── DATASET ENTRIES ──

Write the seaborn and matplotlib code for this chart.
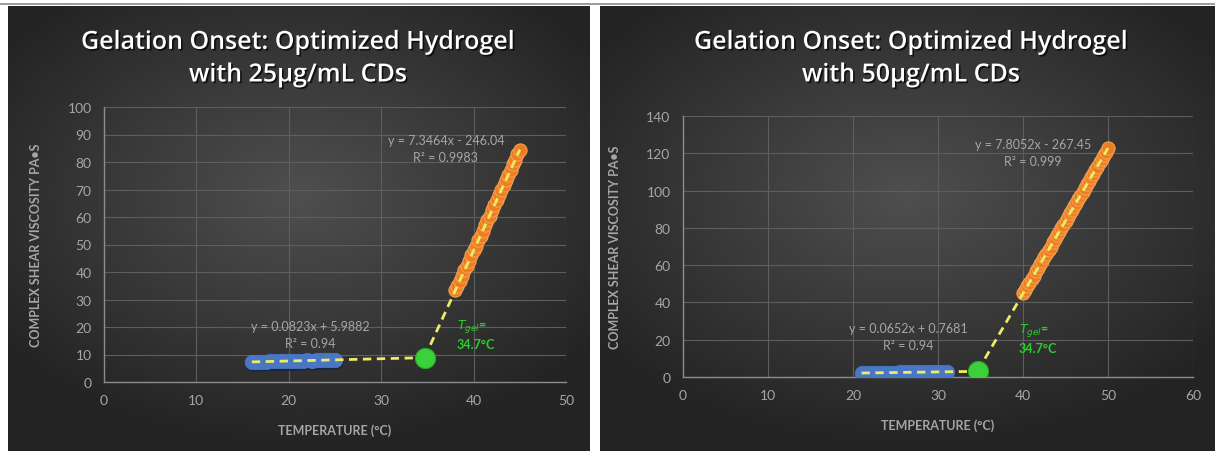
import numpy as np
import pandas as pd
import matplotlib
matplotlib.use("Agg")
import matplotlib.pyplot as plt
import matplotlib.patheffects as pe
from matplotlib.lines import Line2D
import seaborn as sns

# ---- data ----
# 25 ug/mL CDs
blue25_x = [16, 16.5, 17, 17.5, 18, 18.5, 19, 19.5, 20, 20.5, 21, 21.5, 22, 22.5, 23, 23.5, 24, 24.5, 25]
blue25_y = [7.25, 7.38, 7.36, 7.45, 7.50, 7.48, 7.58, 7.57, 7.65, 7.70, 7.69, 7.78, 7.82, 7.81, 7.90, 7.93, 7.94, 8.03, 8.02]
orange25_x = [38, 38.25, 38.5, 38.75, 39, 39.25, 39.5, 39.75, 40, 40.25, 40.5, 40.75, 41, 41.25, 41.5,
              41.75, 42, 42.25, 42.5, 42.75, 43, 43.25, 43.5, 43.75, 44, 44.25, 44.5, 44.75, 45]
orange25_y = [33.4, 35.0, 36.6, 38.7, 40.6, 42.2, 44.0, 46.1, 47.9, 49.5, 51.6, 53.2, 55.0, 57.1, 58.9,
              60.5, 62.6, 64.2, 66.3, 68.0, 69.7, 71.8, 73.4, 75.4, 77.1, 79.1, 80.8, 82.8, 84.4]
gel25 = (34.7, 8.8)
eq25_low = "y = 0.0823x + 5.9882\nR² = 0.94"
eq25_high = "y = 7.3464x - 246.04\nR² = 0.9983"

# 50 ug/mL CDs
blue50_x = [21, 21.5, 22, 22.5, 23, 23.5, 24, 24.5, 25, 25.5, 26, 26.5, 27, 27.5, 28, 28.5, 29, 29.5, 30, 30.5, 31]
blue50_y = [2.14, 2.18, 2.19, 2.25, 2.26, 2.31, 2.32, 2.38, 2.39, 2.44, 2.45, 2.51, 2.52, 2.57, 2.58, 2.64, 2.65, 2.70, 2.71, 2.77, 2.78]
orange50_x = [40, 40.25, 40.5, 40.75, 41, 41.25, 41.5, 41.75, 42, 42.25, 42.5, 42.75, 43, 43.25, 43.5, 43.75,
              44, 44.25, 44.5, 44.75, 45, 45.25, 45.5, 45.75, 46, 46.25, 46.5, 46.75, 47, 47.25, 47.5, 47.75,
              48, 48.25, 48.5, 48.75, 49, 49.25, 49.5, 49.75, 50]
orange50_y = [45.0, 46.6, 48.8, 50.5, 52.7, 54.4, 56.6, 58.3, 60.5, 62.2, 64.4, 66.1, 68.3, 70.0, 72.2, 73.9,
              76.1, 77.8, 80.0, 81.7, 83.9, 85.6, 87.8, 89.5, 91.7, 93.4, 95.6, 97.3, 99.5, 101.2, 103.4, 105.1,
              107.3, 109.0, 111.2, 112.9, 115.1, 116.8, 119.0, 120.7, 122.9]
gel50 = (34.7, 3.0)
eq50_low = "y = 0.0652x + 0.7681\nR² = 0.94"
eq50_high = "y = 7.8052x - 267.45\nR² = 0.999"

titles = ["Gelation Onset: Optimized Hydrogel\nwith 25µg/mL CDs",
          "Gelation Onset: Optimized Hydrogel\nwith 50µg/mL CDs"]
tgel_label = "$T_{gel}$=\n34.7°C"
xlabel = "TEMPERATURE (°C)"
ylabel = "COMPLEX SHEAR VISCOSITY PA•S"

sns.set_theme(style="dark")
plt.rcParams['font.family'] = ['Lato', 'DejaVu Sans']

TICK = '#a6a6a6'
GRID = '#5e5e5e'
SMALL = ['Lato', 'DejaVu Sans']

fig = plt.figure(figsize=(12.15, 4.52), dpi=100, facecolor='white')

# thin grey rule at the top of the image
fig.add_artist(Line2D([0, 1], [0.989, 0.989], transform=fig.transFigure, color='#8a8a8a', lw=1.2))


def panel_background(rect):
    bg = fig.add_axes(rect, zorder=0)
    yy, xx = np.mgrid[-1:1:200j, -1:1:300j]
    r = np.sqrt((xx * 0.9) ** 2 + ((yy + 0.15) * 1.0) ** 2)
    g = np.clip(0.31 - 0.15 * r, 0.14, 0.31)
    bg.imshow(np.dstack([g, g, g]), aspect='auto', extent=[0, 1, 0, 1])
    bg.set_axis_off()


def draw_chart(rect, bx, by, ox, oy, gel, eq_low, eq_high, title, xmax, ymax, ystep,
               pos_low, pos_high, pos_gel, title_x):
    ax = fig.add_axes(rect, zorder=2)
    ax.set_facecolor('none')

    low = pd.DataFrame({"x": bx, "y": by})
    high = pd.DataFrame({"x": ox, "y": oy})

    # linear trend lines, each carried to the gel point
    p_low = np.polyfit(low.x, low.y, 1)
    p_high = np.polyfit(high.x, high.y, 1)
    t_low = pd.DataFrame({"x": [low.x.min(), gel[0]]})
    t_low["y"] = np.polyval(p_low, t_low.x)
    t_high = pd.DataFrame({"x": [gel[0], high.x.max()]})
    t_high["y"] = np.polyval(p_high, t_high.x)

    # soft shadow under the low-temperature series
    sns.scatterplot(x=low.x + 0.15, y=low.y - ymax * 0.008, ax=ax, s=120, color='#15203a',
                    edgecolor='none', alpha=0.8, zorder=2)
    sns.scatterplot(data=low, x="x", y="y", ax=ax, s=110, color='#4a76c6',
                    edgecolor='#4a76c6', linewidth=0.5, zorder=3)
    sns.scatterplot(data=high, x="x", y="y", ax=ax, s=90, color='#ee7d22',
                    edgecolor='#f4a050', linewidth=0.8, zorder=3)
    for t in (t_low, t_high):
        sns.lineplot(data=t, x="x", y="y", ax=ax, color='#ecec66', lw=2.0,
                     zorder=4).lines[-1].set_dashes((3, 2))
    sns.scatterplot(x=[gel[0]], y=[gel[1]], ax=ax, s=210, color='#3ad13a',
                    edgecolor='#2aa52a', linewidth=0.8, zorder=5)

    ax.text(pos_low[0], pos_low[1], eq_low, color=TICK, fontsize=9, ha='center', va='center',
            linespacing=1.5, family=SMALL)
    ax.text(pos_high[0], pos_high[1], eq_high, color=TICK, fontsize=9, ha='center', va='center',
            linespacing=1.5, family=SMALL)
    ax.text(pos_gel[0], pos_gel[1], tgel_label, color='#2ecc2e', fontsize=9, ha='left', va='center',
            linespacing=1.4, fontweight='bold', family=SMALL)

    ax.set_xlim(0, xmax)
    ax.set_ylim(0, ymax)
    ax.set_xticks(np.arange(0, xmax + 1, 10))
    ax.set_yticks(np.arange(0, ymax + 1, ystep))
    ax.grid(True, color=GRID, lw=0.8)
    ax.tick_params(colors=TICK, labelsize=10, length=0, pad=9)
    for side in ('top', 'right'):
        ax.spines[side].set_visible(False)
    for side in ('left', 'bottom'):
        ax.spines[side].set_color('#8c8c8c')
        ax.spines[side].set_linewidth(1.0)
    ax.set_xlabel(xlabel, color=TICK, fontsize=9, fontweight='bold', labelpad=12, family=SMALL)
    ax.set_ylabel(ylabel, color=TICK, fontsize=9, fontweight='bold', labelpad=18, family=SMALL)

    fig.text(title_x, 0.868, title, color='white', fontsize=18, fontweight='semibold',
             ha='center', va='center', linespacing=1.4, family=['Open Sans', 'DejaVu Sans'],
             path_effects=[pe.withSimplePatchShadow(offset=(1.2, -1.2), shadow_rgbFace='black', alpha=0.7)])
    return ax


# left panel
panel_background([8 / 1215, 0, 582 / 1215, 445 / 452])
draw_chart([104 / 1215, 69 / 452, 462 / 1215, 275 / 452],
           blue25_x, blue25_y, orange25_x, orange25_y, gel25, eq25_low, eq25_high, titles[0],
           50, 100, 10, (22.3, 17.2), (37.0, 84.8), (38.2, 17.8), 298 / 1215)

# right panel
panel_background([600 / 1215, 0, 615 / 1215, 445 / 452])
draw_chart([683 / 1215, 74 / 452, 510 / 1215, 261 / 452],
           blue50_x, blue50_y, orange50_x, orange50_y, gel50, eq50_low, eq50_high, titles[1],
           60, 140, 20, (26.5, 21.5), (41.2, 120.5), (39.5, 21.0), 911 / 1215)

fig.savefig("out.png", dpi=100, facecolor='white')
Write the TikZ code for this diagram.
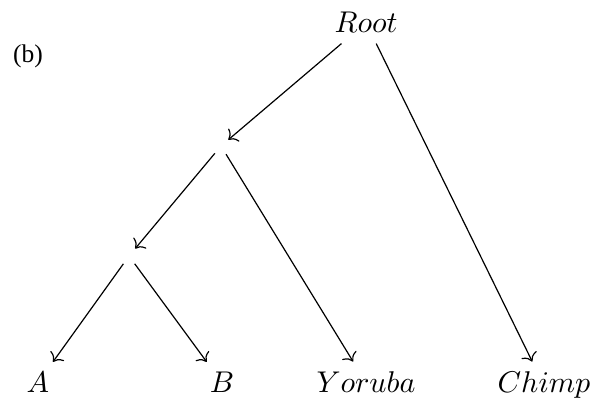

───

WRITTEN EXERCISE
Please return, exactly as written, the lines from the first line of the records above through the line containing "7.3464x - 246.04\nR²", both included, leaving out any pictures.

ANSWER BELOW
Write the seaborn and matplotlib code for this chart.
import numpy as np
import pandas as pd
import matplotlib
matplotlib.use("Agg")
import matplotlib.pyplot as plt
import matplotlib.patheffects as pe
from matplotlib.lines import Line2D
import seaborn as sns

# ---- data ----
# 25 ug/mL CDs
blue25_x = [16, 16.5, 17, 17.5, 18, 18.5, 19, 19.5, 20, 20.5, 21, 21.5, 22, 22.5, 23, 23.5, 24, 24.5, 25]
blue25_y = [7.25, 7.38, 7.36, 7.45, 7.50, 7.48, 7.58, 7.57, 7.65, 7.70, 7.69, 7.78, 7.82, 7.81, 7.90, 7.93, 7.94, 8.03, 8.02]
orange25_x = [38, 38.25, 38.5, 38.75, 39, 39.25, 39.5, 39.75, 40, 40.25, 40.5, 40.75, 41, 41.25, 41.5,
              41.75, 42, 42.25, 42.5, 42.75, 43, 43.25, 43.5, 43.75, 44, 44.25, 44.5, 44.75, 45]
orange25_y = [33.4, 35.0, 36.6, 38.7, 40.6, 42.2, 44.0, 46.1, 47.9, 49.5, 51.6, 53.2, 55.0, 57.1, 58.9,
              60.5, 62.6, 64.2, 66.3, 68.0, 69.7, 71.8, 73.4, 75.4, 77.1, 79.1, 80.8, 82.8, 84.4]
gel25 = (34.7, 8.8)
eq25_low = "y = 0.0823x + 5.9882\nR² = 0.94"
eq25_high = "y = 7.3464x - 246.04\nR² = 0.9983"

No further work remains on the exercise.